Cash method partnership. A partnership using the cash method of accounting cannot deduct an organizational cost it has not paid by the end of the tax year. However, any cost the partnership could have deducted as an organizational cost in an earlier tax year (if it had been paid that year) can be deducted in the tax year of payment.

When to begin amortization. The amortization period starts with the month you begin business operations.

How To Make the Choice

To choose to amortize start-up or organizational costs, you must attach Form 4562 and an accompanying statement (explained later) to your return for the first tax year you are in business. If you have both start-up and organizational costs, attach a separate statement to your return for each type of cost.

Generally, you must file the return by the due date (including any extensions). However, if you timely filed your return for the year without making the choice, you can still make the choice by filing an amended return within 6 months of the due date of the return (excluding extensions). For more information, see the instructions for Part VI of Form 4562.

Once you make the choice to amortize start-up or organizational costs, you cannot revoke it.

Corporations and partnerships. If your business is organized as a corporation or partnership, only your corporation or partnership can choose to amortize its start-up or organizational costs. A shareholder or partner cannot make this choice. You, as shareholder or partner, cannot amortize any costs you incur in setting up your corporation or partnership. The corporation or partnership can amortize these costs.

TaxTip: You, as an individual, can choose to amortize costs you incur to investigate an interest in an existing partnership. These costs qualify as business start-up costs if you acquire the partnership interest.

Start-up costs. If you choose to amortize your start-up costs, complete Part VI of Form 4562 and prepare a separate statement that contains the following information.

  • A description of the business to which the start-up costs relate.
  • A description of each start-up cost incurred.
  • The month your active business began (or was acquired).
  • The number of months in your amortization period (not less than 60).

Filing the statement early.
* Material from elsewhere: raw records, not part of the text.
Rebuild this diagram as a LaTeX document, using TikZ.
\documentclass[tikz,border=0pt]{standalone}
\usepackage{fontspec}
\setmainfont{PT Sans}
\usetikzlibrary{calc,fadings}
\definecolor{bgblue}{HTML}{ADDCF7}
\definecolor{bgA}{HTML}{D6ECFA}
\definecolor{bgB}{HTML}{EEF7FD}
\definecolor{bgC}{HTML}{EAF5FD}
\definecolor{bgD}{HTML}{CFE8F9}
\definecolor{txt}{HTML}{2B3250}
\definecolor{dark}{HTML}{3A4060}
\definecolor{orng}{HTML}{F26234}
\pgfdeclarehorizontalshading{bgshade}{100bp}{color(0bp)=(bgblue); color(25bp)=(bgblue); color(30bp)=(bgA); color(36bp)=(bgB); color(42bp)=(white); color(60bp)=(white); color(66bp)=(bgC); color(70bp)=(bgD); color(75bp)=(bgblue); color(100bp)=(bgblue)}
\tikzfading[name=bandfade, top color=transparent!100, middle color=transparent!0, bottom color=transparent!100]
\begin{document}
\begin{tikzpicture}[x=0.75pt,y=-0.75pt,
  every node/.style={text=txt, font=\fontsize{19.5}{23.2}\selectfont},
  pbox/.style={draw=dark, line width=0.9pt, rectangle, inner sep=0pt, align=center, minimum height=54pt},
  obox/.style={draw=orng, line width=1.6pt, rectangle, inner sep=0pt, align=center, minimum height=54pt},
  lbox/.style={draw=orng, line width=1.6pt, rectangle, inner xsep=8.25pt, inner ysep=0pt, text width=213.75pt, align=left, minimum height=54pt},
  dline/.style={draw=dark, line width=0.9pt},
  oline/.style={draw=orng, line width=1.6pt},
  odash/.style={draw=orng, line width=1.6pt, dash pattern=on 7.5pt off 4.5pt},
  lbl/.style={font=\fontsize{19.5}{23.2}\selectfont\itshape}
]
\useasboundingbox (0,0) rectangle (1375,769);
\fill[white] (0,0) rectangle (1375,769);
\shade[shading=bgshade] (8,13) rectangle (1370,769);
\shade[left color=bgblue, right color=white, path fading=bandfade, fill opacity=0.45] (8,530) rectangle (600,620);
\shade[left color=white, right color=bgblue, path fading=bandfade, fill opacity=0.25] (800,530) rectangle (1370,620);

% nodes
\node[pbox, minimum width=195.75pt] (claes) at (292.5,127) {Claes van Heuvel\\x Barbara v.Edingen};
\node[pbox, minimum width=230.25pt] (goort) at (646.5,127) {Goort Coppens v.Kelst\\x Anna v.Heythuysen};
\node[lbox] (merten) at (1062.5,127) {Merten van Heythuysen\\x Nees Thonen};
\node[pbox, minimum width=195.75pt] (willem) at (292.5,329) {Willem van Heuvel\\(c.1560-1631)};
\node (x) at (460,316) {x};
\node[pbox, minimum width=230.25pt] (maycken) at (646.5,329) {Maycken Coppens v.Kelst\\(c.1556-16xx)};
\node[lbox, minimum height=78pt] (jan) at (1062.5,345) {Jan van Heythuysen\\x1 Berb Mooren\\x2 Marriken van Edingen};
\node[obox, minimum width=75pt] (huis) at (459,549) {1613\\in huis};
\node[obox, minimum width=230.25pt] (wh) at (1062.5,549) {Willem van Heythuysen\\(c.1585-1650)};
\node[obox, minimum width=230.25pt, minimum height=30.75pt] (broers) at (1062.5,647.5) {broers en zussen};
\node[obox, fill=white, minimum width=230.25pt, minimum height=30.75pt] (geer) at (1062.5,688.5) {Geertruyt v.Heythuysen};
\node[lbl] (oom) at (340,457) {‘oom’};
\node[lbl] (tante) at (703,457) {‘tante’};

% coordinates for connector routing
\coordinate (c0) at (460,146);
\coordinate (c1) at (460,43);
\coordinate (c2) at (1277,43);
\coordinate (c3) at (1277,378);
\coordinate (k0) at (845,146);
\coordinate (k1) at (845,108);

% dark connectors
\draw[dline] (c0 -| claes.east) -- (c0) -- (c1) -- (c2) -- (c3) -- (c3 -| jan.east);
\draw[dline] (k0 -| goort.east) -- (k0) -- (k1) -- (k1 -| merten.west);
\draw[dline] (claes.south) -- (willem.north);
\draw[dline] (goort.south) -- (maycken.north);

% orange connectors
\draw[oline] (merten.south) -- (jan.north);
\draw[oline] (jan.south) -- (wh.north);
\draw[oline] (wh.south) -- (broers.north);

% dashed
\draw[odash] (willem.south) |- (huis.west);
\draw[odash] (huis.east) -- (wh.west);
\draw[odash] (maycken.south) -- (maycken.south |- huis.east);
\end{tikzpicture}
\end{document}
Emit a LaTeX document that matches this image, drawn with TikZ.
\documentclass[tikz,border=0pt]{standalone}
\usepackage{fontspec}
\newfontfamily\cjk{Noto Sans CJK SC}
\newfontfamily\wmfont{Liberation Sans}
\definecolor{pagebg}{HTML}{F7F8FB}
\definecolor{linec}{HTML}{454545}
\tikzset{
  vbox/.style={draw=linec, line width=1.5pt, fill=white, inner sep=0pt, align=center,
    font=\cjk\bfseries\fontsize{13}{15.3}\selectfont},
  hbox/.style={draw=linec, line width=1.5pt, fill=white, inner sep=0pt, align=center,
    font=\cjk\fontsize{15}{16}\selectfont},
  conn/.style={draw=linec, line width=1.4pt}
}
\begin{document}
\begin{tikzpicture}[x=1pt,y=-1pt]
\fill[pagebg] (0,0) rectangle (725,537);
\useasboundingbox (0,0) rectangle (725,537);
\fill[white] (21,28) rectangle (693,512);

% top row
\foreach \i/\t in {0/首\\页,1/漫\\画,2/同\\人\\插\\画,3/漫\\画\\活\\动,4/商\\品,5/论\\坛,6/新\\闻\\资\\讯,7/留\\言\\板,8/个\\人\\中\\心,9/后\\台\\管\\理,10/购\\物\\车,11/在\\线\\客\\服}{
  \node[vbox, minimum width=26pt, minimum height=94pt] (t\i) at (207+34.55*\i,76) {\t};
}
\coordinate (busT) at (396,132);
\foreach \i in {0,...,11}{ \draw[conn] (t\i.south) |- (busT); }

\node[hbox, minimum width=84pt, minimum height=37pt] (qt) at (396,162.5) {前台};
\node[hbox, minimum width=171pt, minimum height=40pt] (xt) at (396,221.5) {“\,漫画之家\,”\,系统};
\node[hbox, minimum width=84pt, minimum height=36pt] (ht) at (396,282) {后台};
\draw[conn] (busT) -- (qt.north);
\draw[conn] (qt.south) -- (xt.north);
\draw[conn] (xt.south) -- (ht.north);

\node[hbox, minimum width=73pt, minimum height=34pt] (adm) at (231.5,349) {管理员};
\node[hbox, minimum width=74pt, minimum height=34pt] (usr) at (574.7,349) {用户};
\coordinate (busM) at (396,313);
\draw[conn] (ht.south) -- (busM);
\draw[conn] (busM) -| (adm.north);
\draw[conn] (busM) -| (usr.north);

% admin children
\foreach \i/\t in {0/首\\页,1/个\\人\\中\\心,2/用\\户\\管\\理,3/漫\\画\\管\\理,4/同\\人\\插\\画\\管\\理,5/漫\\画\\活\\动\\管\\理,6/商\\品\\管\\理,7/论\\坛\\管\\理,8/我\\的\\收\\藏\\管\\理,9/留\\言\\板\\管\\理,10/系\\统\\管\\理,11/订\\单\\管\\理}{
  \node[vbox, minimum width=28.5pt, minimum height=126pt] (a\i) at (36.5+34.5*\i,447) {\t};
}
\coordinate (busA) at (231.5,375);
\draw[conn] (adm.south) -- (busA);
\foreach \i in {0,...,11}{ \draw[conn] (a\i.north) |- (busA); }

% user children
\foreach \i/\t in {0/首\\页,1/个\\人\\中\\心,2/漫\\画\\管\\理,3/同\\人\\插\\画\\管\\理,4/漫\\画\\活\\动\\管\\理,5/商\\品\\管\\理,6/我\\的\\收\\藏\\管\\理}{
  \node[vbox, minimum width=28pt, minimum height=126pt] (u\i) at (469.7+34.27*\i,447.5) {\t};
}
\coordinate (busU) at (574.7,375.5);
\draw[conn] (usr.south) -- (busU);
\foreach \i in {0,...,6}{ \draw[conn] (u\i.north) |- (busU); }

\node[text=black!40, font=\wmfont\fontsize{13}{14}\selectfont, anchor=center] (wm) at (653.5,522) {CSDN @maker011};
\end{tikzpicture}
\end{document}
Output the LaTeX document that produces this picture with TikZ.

You can choose to amortize your start-up costs by filing the statement with a return for any tax year before the year your active business begins. If you file the statement early, the choice becomes effective in the month of the tax year your active business begins.

Revised statement. You can file a revised statement to include any start-up costs not included in your original statement. However, you cannot include on the revised statement any cost you previously treated on your return as a cost other than a start-up cost. You can file the revised statement with a return filed after the return on which you chose to amortize your start-up costs.

Organizational costs. If you choose to amortize your corporation's or partnership's organizational costs, complete Part VI of Form 4562 and prepare a separate statement that contains the following information.

  • A description of each cost.
  • The amount of each cost.
  • The date each cost was incurred.
  • The month your corporation or partnership began active business (or acquired the business).
  • The number of months in your amortization period (not less than 60).

Partnerships. The statement prepared for a cash basis partnership must also indicate the amount paid before the end of the year for each cost.

TaxTip: You do not need to separately list any partnership organizational cost that is less than $10. Instead, you can list the total amount of these costs with the dates the first and last costs were incurred.

After a partnership makes the choice to amortize organizational costs, it can file an amended return to include additional organizational costs not included in the partnership's original return and statement.